- Born: October 4, 1978 (age 47)
- Education: University of Tartu; University of Helsinki;
- Awards: Fellowship, L'Oréal-UNESCO For Women in Science Awards 2011
- Scientific career
- Fields: Botany
- Thesis: Plant guard cell anion channel SLAC1 regulates stomatal closure (2010)

= Triin Vahisalu =

Estonian botanist

Triin Vahisalu (born October 4, 1978) is an Estonian botanist. She studies the effects of stress on plants and discovered a gene that regulates stomata in harsh environments.

== Education ==
Vahisalu attended the University of Tartu for her undergraduate degree in biology between 1997 and 2004 and stayed on until 2005 for her master's.

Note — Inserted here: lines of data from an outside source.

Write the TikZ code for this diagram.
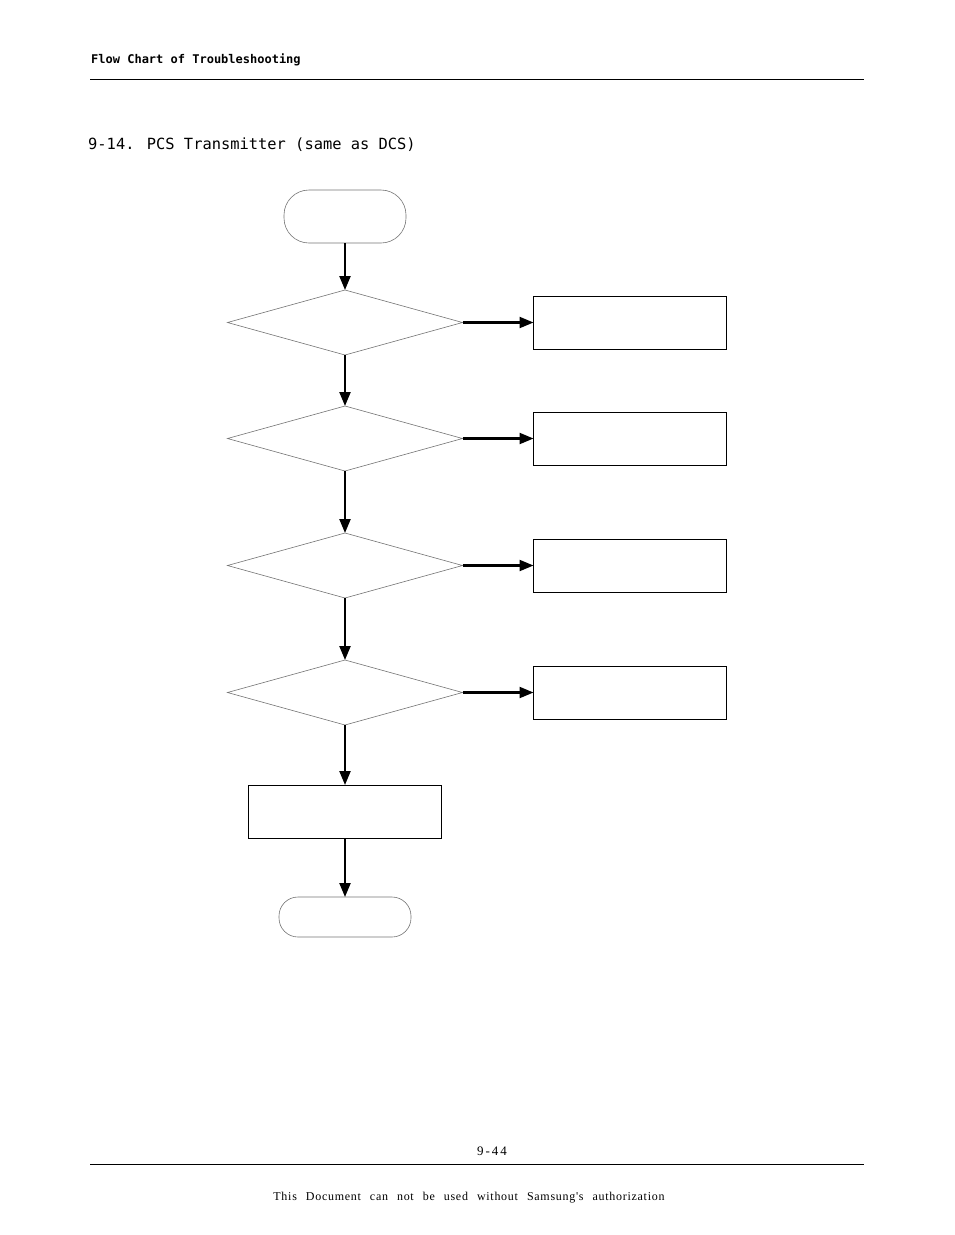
\documentclass[tikz,border=0pt]{standalone}
\usepackage{fontspec}
\setmainfont{Liberation Serif}
\newfontfamily\monofont{DejaVu Sans Mono}
\newfontfamily\footfont[LetterSpace=6]{Liberation Serif}
\newfontfamily\pagefont[LetterSpace=15]{Liberation Serif}
\usetikzlibrary{positioning,shapes.geometric,arrows.meta}

\tikzset{
	terminal/.style={draw=black!55, line width=0.6pt, rounded corners=25pt, minimum width=122pt, minimum height=53pt, inner sep=0pt, outer sep=0pt},
	decision/.style={diamond, draw=black!55, line width=0.6pt, minimum width=235pt, minimum height=65pt, inner sep=0pt, outer sep=0pt},
	action/.style={draw=black, line width=1pt, minimum width=193pt, minimum height=53pt, inner sep=0pt, outer sep=0pt},
	flow/.style={line width=2.2pt, -{Triangle[length=14pt,width=11pt]}},
}

\begin{document}
\begin{tikzpicture}[x=1pt,y=-1pt]
		\useasboundingbox (0,0) rectangle (954,1235);
		% page head
		\node[anchor=base west, inner sep=0pt, font=\monofont\bfseries\fontsize{12}{13}\selectfont] (head) at (91,63) {Flow Chart of Troubleshooting};
		\draw[line width=0.8pt] (90,79) -- (864,79);
		\node[anchor=base west, inner sep=0pt, font=\monofont\fontsize{15.4}{17}\selectfont] (title) at (88,149) {9-14. PCS Transmitter (same as DCS)};
		
		% chart
		\node[terminal] (start) at (345,216.5) {};
		\node[decision, below=47pt of start] (d1) {};
		\node[decision, below=51pt of d1] (d2) {};
		\node[decision, below=62pt of d2] (d3) {};
		\node[decision, below=62pt of d3] (d4) {};
		\node[action, below=60pt of d4] (fix) {};
		\node[terminal, rounded corners=19pt, minimum width=132pt, minimum height=40pt, below=59pt of fix] (stop) {};
		\node[action, right=71pt of d1] (r1) {};
		\node[action, right=71pt of d2] (r2) {};
		\node[action, right=71pt of d3] (r3) {};
		\node[action, right=71pt of d4] (r4) {};
		
		\draw[flow] (start) -- (d1);
		\draw[flow] (d1) -- (d2);
		\draw[flow] (d2) -- (d3);
		\draw[flow] (d3) -- (d4);
		\draw[flow] (d4) -- (fix);
		\draw[flow] (fix) -- (stop);
		\draw[flow] (d1) -- (r1);
		\draw[flow] (d2) -- (r2);
		\draw[flow] (d3) -- (r3);
		\draw[flow] (d4) -- (r4);
		
		% page foot
		\node[font=\pagefont\fontsize{13}{14}\selectfont, inner sep=0pt] (page) at (492,1151) {9-44};
		\draw[line width=0.8pt] (90,1164) -- (864,1164);
		\node[font=\footfont\fontsize{12}{13}\selectfont, inner sep=0pt] (note) at (469,1198) {\spaceskip=9pt This Document can not be used without Samsung's authorization};
\end{tikzpicture}
\end{document}
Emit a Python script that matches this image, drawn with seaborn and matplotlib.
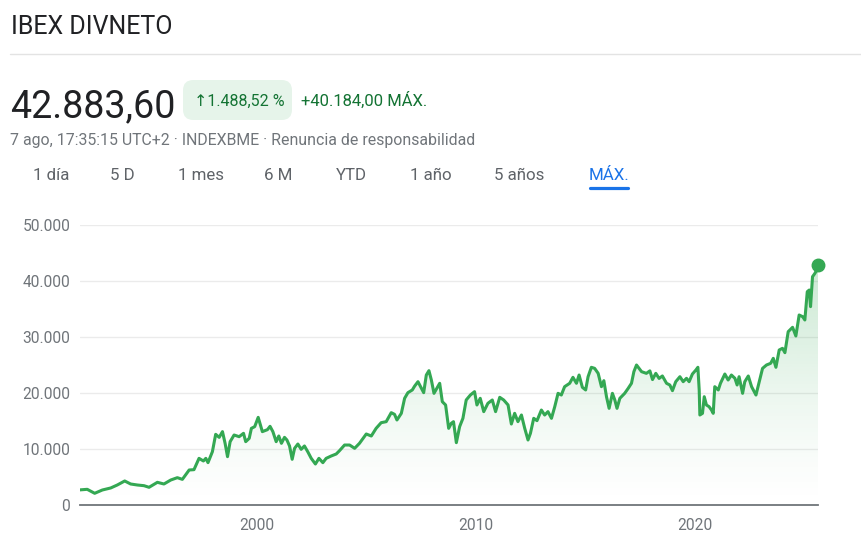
import numpy as np
import pandas as pd
import matplotlib
matplotlib.use("Agg")
import matplotlib.pyplot as plt
import seaborn as sns
from matplotlib.patches import FancyBboxPatch, Polygon
from matplotlib.lines import Line2D
from matplotlib.colors import to_rgb

# ---------------- data ----------------
years = [
    1991.95, 1992.28, 1992.62, 1992.97, 1993.35, 1993.65, 1993.99, 1994.26, 1994.57, 1994.87,
    1995.10, 1995.48, 1995.78, 1996.09, 1996.39, 1996.62, 1996.93, 1997.15, 1997.38, 1997.58,
    1997.69, 1997.79, 1997.99, 1998.14, 1998.30, 1998.45, 1998.57, 1998.68, 1998.80, 1998.98,
    1999.21, 1999.41, 1999.51, 1999.67, 1999.77, 1999.92, 2000.08, 2000.27, 2000.50, 2000.62,
    2000.75, 2000.90, 2001.02, 2001.14, 2001.28, 2001.39, 2001.51, 2001.63, 2001.74, 2001.89,
    2002.04, 2002.19, 2002.34, 2002.50, 2002.69, 2002.85, 2003.03, 2003.18, 2003.41, 2003.64,
    2003.79, 2004.02, 2004.25, 2004.48, 2004.70, 2005.01, 2005.24, 2005.46, 2005.69, 2005.92,
    2006.15, 2006.30, 2006.41, 2006.61, 2006.76, 2006.91, 2007.11, 2007.22, 2007.37, 2007.47,
    2007.63, 2007.75, 2007.87, 2007.98, 2008.10, 2008.23, 2008.36, 2008.48, 2008.63, 2008.77,
    2008.89, 2008.99, 2009.12, 2009.27, 2009.42, 2009.57, 2009.76, 2009.95, 2010.06, 2010.21,
    2010.37, 2010.56, 2010.76, 2010.91, 2011.10, 2011.28, 2011.48, 2011.63, 2011.78, 2011.93,
    2012.09, 2012.24, 2012.39, 2012.50, 2012.65, 2012.80, 2013.00, 2013.15, 2013.30, 2013.46,
    2013.61, 2013.76, 2013.91, 2014.06, 2014.29, 2014.44, 2014.60, 2014.72, 2014.87, 2015.02,
    2015.13, 2015.28, 2015.43, 2015.59, 2015.74, 2015.85, 2015.97, 2016.09, 2016.24, 2016.35,
    2016.45, 2016.58, 2016.80, 2016.96, 2017.11, 2017.22, 2017.34, 2017.57, 2017.79, 2017.95,
    2018.07, 2018.22, 2018.37, 2018.52, 2018.71, 2018.86, 2018.98, 2019.13, 2019.32, 2019.47,
    2019.62, 2019.74, 2019.89, 2020.05, 2020.14, 2020.20, 2020.23, 2020.35, 2020.43, 2020.53,
    2020.65, 2020.76, 2020.84, 2020.91, 2021.07, 2021.17, 2021.37, 2021.52, 2021.67, 2021.83,
    2021.93, 2022.02, 2022.18, 2022.28, 2022.44, 2022.59, 2022.79, 2022.94, 2023.09, 2023.27,
    2023.46, 2023.58, 2023.70, 2023.85, 2024.00, 2024.11, 2024.26, 2024.46, 2024.61, 2024.76,
    2024.92, 2025.02, 2025.13, 2025.22, 2025.28, 2025.37, 2025.48, 2025.56, 2025.62,
]
values = [
    2700, 2800, 2090, 2680, 3040, 3570, 4290, 3750, 3570, 3450,
    3160, 4050, 3750, 4460, 4880, 4580, 6250, 6310, 8330, 7860,
    8330, 7560, 9520, 12620, 12080, 13100, 11010, 8630, 11310, 12500,
    12200, 12800, 11310, 11900, 13690, 13990, 15650, 13100, 13450, 14050,
    13100, 11310, 12320, 11010, 12080, 11610, 10540, 8160, 10120, 10890,
    9940, 10540, 9520, 8330, 7320, 8330, 7560, 8330, 8750, 9110,
    9700, 10710, 10710, 10120, 11010, 12680, 12320, 13690, 14700, 14880,
    16490, 16190, 15180, 16370, 19050, 20060, 20540, 21250, 22020, 21250,
    20060, 23210, 23990, 22320, 19940, 20830, 21730, 18450, 17860, 13690,
    14590, 14880, 11130, 13990, 15480, 18750, 19640, 20240, 17860, 19050,
    16670, 18160, 18750, 16670, 19230, 18750, 17860, 14460, 16370, 14880,
    16070, 13690, 11610, 12800, 15480, 15060, 16960, 16070, 16670, 15480,
    17560, 19940, 19640, 21130, 21730, 22800, 21730, 23210, 21010, 20540,
    22910, 24590, 24400, 23510, 21130, 22200, 19340, 17260, 19940, 18750,
    17260, 19050, 19940, 20830, 21730, 23810, 25000, 23810, 23510, 23950,
    22400, 23510, 22600, 23040, 21730, 21430, 20420, 22020, 22910, 22020,
    22620, 22020, 23390, 24110, 24590, 20540, 16070, 16370, 19340, 17860,
    17560, 16960, 16370, 21130, 20540, 21730, 23390, 22320, 23210, 22620,
    21430, 22910, 19940, 22020, 23040, 21130, 19640, 22020, 24400, 25000,
    25300, 26190, 24590, 27680, 27980, 27200, 30950, 31730, 30180, 33930,
    33630, 33040, 38090, 38390, 35420, 40770, 41370, 41960, 42883.60,
]
y_ticks = [0, 10000, 20000, 30000, 40000, 50000]
y_tick_labels = ["0", "10.000", "20.000", "30.000", "40.000", "50.000"]
x_ticks = [2000, 2010, 2020]
x_tick_labels = ["2000", "2010", "2020"]

title = "IBEX DIVNETO"
price_text = "42.883,60"
change_pct = "\u21911.488,52 %"
change_abs = "+40.184,00 MÁX."
subtitle = "7 ago, 17:35:15 UTC+2 \u00b7 INDEXBME \u00b7 Renuncia de responsabilidad"
tabs = ["1 día", "5 D", "1 mes", "6 M", "YTD", "1 año", "5 años", "MÁX."]

# ---------------- style ----------------
GREEN = "#34a853"
DARK_GREEN = "#137333"
TEXT = "#202124"
GREY = "#70757a"
TAB_GREY = "#5f6368"
BLUE = "#1a73e8"

sns.set_theme(style="white")
plt.rcParams["font.family"] = ["Roboto", "DejaVu Sans"]

W, H = 861, 535
fig = plt.figure(figsize=(W / 100, H / 100), dpi=100)
fig.patch.set_facecolor("white")
renderer = fig.canvas.get_renderer()

# ---------------- chart ----------------
ax = fig.add_axes([80 / W, (H - 505) / H, 738 / W, 280 / H])
df = pd.DataFrame({"year": years, "value": values})

# gradient fill under the line
verts = [(years[0], 0)] + list(zip(years, values)) + [(years[-1], 0)]
poly = Polygon(verts, closed=True, facecolor="none", edgecolor="none")
ax.add_patch(poly)
frac = np.linspace(0, 1, 256).reshape(-1, 1)
rgba = np.zeros((256, 1, 4))
rgba[..., :3] = to_rgb(GREEN)
rgba[..., 3] = 0.26 * frac ** 1.3
im = ax.imshow(rgba, extent=[years[0], years[-1], 0, max(values)], origin="lower",
               aspect="auto", zorder=1, interpolation="bilinear")
im.set_clip_path(poly)

sns.lineplot(data=df, x="year", y="value", ax=ax, color=GREEN, linewidth=2.2,
             zorder=3, estimator=None)
ax.plot([years[-1]], [values[-1]], "o", color=GREEN, markersize=9, zorder=4, clip_on=False)

ax.set_xlim(years[0], years[-1])
ax.set_ylim(0, 50000)
ax.set_yticks(y_ticks)
ax.set_yticklabels(y_tick_labels)
ax.set_xticks(x_ticks)
ax.set_xticklabels(x_tick_labels)
ax.set_xlabel("")
ax.set_ylabel("")
ax.yaxis.grid(True, color="#ebebeb", linewidth=1.0, zorder=0)
ax.xaxis.grid(False)
for side in ["top", "right", "left"]:
    ax.spines[side].set_visible(False)
ax.spines["bottom"].set_color(GREY)
ax.spines["bottom"].set_linewidth(1.3)
ax.spines["bottom"].set_zorder(5)
ax.tick_params(axis="y", length=0, pad=7, labelsize=11.2, labelcolor=GREY)
ax.tick_params(axis="x", length=5, width=1.5, color=TAB_GREY, direction="out",
               pad=4, labelsize=11.2, labelcolor=GREY)
ax.set_facecolor("white")


# ---------------- header ----------------
def fy(y):
    return 1 - y / H


def put(x, y, s, color, target_w, size=12, cap_px=None, w_weight=0.7):
    t = fig.text(x / W, fy(y), s, fontsize=size, color=color, ha="left", va="baseline")
    w = t.get_window_extent(renderer).width
    s_w = size * target_w / w
    if cap_px is None:
        t.set_fontsize(s_w)
    else:
        s_h = cap_px / 0.711 * 0.72
        t.set_fontsize(s_w ** w_weight * s_h ** (1 - w_weight))
    return t


put(11, 34.3, title, TEXT, 149, size=22, cap_px=21.6)
fig.add_artist(Line2D([10 / W, 1.0], [fy(54), fy(54)], color="#e3e3e3", linewidth=1.0))

put(10, 117.3, price_text, TEXT, 155, size=30, cap_px=31)

badge = FancyBboxPatch((183 / W, fy(120)), 109 / W, 40 / H,
                       boxstyle="round,pad=0,rounding_size=0.012",
                       transform=fig.transFigure, facecolor="#e6f4ea", edgecolor="none",
                       mutation_aspect=W / H)
fig.add_artist(badge)
put(194, 106, change_pct, DARK_GREEN, 90, size=13)
put(301, 106, change_abs, DARK_GREEN, 127, size=13)

put(10, 145.3, subtitle, GREY, 463, size=11)

tab_centers = [51, 122.5, 200.5, 278.5, 351.5, 431, 519, 609.5]
for label, cx in zip(tabs, tab_centers):
    col = BLUE if label == "MÁX." else TAB_GREY
    fig.text(cx / W, fy(180), label, fontsize=12.2, color=col, ha="center", va="baseline")
fig.add_artist(Line2D([590 / W, 628 / W], [fy(187.5), fy(187.5)], color=BLUE,
                      linewidth=2.3, solid_capstyle="round"))

fig.savefig("out.png", dpi=100, facecolor="white")
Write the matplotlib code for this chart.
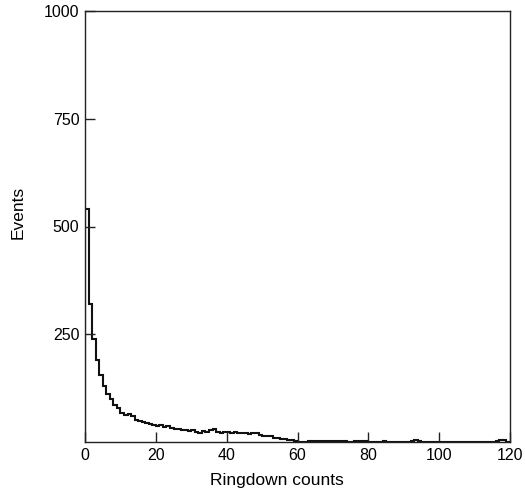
import numpy as np
import matplotlib
matplotlib.use("Agg")
import matplotlib.pyplot as plt

# histogram: bin width 1 ringdown count, 0..120
counts = [540, 320, 240, 190, 155, 130, 112, 100, 85, 78, 68, 62, 66, 60, 50, 48, 46, 45, 42, 40,
          36, 40, 34, 37, 32, 30, 31, 28, 29, 26, 27, 24, 22, 25, 23, 28, 30, 24, 22, 23,
          24, 22, 24, 21, 22, 20, 18, 20, 22, 16, 15, 14, 15, 10, 10, 8, 6, 5, 4, 2,
          1, 0, 1, 2, 3, 2, 2, 2, 3, 3, 2, 2, 3, 2, 1, 1, 2, 3, 3, 2,
          1, 1, 1, 1, 2, 1, 1, 1, 1, 0, 1, 1, 3, 5, 2, 1, 1, 1, 1, 1,
          1, 1, 1, 1, 1, 1, 1, 1, 1, 1, 1, 1, 1, 1, 1, 1, 2, 5, 4, 1]
edges = np.arange(0, len(counts) + 1)
xticks = [0, 20, 40, 60, 80, 100, 120]
yticks = [250, 500, 750, 1000]

plt.rcParams['font.family'] = ['Liberation Sans', 'DejaVu Sans']
fig = plt.figure(figsize=(5.25, 4.92), dpi=100)
ax = fig.add_axes([85/525, 1 - 442/492, (510-85)/525, (442-11)/492])
ax.stairs(counts, edges, baseline=0, color='#111111', lw=1.5)
ax.set_xlim(0, 120)
ax.set_ylim(0, 1000)
ax.set_xticks(xticks)
ax.set_yticks(yticks)
ax.tick_params(direction='in', length=7, width=1.0, labelsize=11.5, color='#222222', pad=4)
for s in ax.spines.values():
    s.set_linewidth(1.0)
    s.set_color('#222222')
ax.set_xlabel('Ringdown counts', fontsize=12.5)
ax.set_ylabel('Events', fontsize=12.5)
ax.xaxis.set_label_coords((277 - 85) / (510 - 85), -(480 - 442) / (442 - 11), transform=ax.transAxes)
ax.yaxis.set_label_coords(-(85 - 18) / (510 - 85), (442 - 212) / (442 - 11), transform=ax.transAxes)
ax.xaxis.label.set_va('center')
ax.yaxis.label.set_va('center')
fig.savefig('out.png', dpi=100)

Vahisalu completed her doctorate in plant biology at the University of Helsinki, though her research was in collaboration with the University of Tartu. In 2011, she received a fellowship from the L'Oréal-UNESCO For Women in Science Awards which supported her research outside Estonia. She was the first winner from the Baltic States.

== Career and research ==
Vahisalu's primary research interests are the effects of varying environmental conditions on crops. She has investigated how plant stomata open and close in drought conditions or under exposure to ozone. When under stress, plants close their stomata to limit exposure to the surrounding atmosphere. She has identified a gene and an associated protein responsible for stoma regulation in Arabidopsis plants. This was achieved by comparing different mutations with varying sensitivity to ozone. Her work could lead to the development of plants that are more resilient in harsh environments. An article about this discovery was published in the high-profile journal Nature.

Vahisalu continues to work at the Universities of Tartu and Helsinki as a post-doctoral fellow. In 2019, she was involved in a conference called "Plants in a Changing World".

== Awards and honours ==

- 2011 Fellow from L'Oréal-UNESCO For Women in Science. She was praised by President Toomas Hendrik Ilves for her contributions to science on the occasion of her receiving this award.
- 2011 Best Doctoral Thesis at the University of Tartu.
- 2010 Estonian National Research Award.

== Personal life ==
Vahisalu is married and has a child.